* WRITTEN EXERCISE *
Reproduce the listing exactly and skip over any pictures.

* AVAILABLE DATA *

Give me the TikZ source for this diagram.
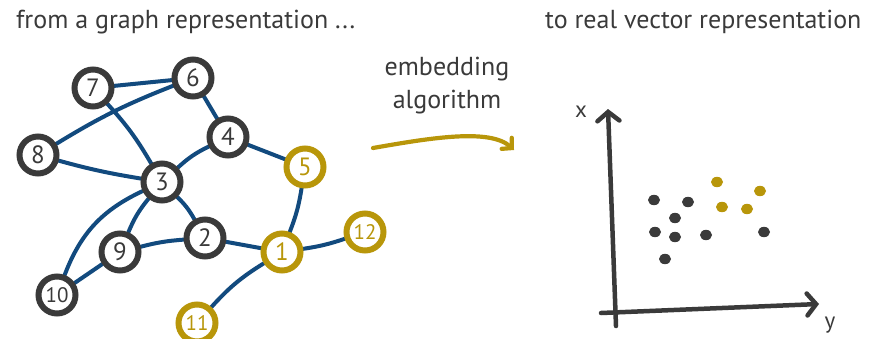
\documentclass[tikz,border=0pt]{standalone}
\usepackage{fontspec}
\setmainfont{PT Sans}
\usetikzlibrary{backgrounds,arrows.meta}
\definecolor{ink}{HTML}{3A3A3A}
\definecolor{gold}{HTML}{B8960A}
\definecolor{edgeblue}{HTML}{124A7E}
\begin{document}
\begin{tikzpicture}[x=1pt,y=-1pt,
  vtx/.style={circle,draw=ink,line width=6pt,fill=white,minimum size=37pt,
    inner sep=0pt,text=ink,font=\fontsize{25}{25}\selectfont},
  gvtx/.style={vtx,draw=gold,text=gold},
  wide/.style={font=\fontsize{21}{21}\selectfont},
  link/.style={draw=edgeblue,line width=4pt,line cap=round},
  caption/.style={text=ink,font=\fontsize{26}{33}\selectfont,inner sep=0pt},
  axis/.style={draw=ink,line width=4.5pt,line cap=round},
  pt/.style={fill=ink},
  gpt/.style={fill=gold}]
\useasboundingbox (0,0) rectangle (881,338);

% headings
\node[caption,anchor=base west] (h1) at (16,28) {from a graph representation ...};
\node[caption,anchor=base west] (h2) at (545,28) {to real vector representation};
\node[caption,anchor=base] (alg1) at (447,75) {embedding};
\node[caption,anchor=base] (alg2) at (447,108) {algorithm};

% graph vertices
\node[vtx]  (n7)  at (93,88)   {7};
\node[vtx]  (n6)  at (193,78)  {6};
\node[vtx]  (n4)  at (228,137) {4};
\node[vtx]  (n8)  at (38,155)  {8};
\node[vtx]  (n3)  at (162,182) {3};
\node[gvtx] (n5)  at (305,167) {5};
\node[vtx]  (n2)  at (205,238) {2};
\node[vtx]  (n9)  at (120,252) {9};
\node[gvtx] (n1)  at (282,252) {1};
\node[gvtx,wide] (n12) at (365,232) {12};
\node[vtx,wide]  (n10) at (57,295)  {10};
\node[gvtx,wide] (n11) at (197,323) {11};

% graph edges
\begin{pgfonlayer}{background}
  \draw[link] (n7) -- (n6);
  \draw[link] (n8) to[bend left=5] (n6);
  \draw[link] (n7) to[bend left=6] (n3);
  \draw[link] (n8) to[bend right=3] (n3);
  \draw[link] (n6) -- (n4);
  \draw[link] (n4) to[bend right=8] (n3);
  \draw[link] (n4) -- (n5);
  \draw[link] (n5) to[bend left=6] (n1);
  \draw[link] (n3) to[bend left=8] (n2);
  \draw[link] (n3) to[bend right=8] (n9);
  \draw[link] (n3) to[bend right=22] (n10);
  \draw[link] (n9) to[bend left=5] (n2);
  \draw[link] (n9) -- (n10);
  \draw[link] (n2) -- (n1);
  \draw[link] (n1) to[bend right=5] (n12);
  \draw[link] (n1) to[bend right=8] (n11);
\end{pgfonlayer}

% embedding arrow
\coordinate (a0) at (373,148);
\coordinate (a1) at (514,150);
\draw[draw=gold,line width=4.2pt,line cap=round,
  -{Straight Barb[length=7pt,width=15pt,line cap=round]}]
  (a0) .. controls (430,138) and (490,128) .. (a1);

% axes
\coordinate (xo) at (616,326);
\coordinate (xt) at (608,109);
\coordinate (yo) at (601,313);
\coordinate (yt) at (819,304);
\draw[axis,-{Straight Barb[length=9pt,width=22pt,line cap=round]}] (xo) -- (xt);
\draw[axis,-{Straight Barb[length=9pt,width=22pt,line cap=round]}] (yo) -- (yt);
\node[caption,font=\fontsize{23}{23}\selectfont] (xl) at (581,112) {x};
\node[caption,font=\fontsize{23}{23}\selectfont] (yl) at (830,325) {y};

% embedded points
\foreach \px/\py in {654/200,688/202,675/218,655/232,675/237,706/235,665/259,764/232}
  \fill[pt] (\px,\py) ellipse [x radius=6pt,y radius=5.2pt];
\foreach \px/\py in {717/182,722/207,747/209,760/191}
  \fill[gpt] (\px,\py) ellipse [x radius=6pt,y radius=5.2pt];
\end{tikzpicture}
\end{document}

* WRITTEN ANSWER *
Give me the TikZ source for this diagram.
\documentclass[tikz,border=0pt]{standalone}
\usepackage{fontspec}
\setmainfont{PT Sans}
\usetikzlibrary{backgrounds,arrows.meta}
\definecolor{ink}{HTML}{3A3A3A}
\definecolor{gold}{HTML}{B8960A}
\definecolor{edgeblue}{HTML}{124A7E}
\begin{document}
\begin{tikzpicture}[x=1pt,y=-1pt,
  vtx/.style={circle,draw=ink,line width=6pt,fill=white,minimum size=37pt,
    inner sep=0pt,text=ink,font=\fontsize{25}{25}\selectfont},
  gvtx/.style={vtx,draw=gold,text=gold},
  wide/.style={font=\fontsize{21}{21}\selectfont},
  link/.style={draw=edgeblue,line width=4pt,line cap=round},
  caption/.style={text=ink,font=\fontsize{26}{33}\selectfont,inner sep=0pt},
  axis/.style={draw=ink,line width=4.5pt,line cap=round},
  pt/.style={fill=ink},
  gpt/.style={fill=gold}]
\useasboundingbox (0,0) rectangle (881,338);

% headings
\node[caption,anchor=base west] (h1) at (16,28) {from a graph representation ...};
\node[caption,anchor=base west] (h2) at (545,28) {to real vector representation};
\node[caption,anchor=base] (alg1) at (447,75) {embedding};
\node[caption,anchor=base] (alg2) at (447,108) {algorithm};

% graph vertices
\node[vtx]  (n7)  at (93,88)   {7};
\node[vtx]  (n6)  at (193,78)  {6};
\node[vtx]  (n4)  at (228,137) {4};
\node[vtx]  (n8)  at (38,155)  {8};
\node[vtx]  (n3)  at (162,182) {3};
\node[gvtx] (n5)  at (305,167) {5};
\node[vtx]  (n2)  at (205,238) {2};
\node[vtx]  (n9)  at (120,252) {9};
\node[gvtx] (n1)  at (282,252) {1};
\node[gvtx,wide] (n12) at (365,232) {12};
\node[vtx,wide]  (n10) at (57,295)  {10};
\node[gvtx,wide] (n11) at (197,323) {11};

% graph edges
\begin{pgfonlayer}{background}
  \draw[link] (n7) -- (n6);
  \draw[link] (n8) to[bend left=5] (n6);
  \draw[link] (n7) to[bend left=6] (n3);
  \draw[link] (n8) to[bend right=3] (n3);
  \draw[link] (n6) -- (n4);
  \draw[link] (n4) to[bend right=8] (n3);
  \draw[link] (n4) -- (n5);
  \draw[link] (n5) to[bend left=6] (n1);
  \draw[link] (n3) to[bend left=8] (n2);
  \draw[link] (n3) to[bend right=8] (n9);
  \draw[link] (n3) to[bend right=22] (n10);
  \draw[link] (n9) to[bend left=5] (n2);
  \draw[link] (n9) -- (n10);
  \draw[link] (n2) -- (n1);
  \draw[link] (n1) to[bend right=5] (n12);
  \draw[link] (n1) to[bend right=8] (n11);
\end{pgfonlayer}

% embedding arrow
\coordinate (a0) at (373,148);
\coordinate (a1) at (514,150);
\draw[draw=gold,line width=4.2pt,line cap=round,
  -{Straight Barb[length=7pt,width=15pt,line cap=round]}]
  (a0) .. controls (430,138) and (490,128) .. (a1);

% axes
\coordinate (xo) at (616,326);
\coordinate (xt) at (608,109);
\coordinate (yo) at (601,313);
\coordinate (yt) at (819,304);
\draw[axis,-{Straight Barb[length=9pt,width=22pt,line cap=round]}] (xo) -- (xt);
\draw[axis,-{Straight Barb[length=9pt,width=22pt,line cap=round]}] (yo) -- (yt);
\node[caption,font=\fontsize{23}{23}\selectfont] (xl) at (581,112) {x};
\node[caption,font=\fontsize{23}{23}\selectfont] (yl) at (830,325) {y};

% embedded points
\foreach \px/\py in {654/200,688/202,675/218,655/232,675/237,706/235,665/259,764/232}
  \fill[pt] (\px,\py) ellipse [x radius=6pt,y radius=5.2pt];
\foreach \px/\py in {717/182,722/207,747/209,760/191}
  \fill[gpt] (\px,\py) ellipse [x radius=6pt,y radius=5.2pt];
\end{tikzpicture}
\end{document}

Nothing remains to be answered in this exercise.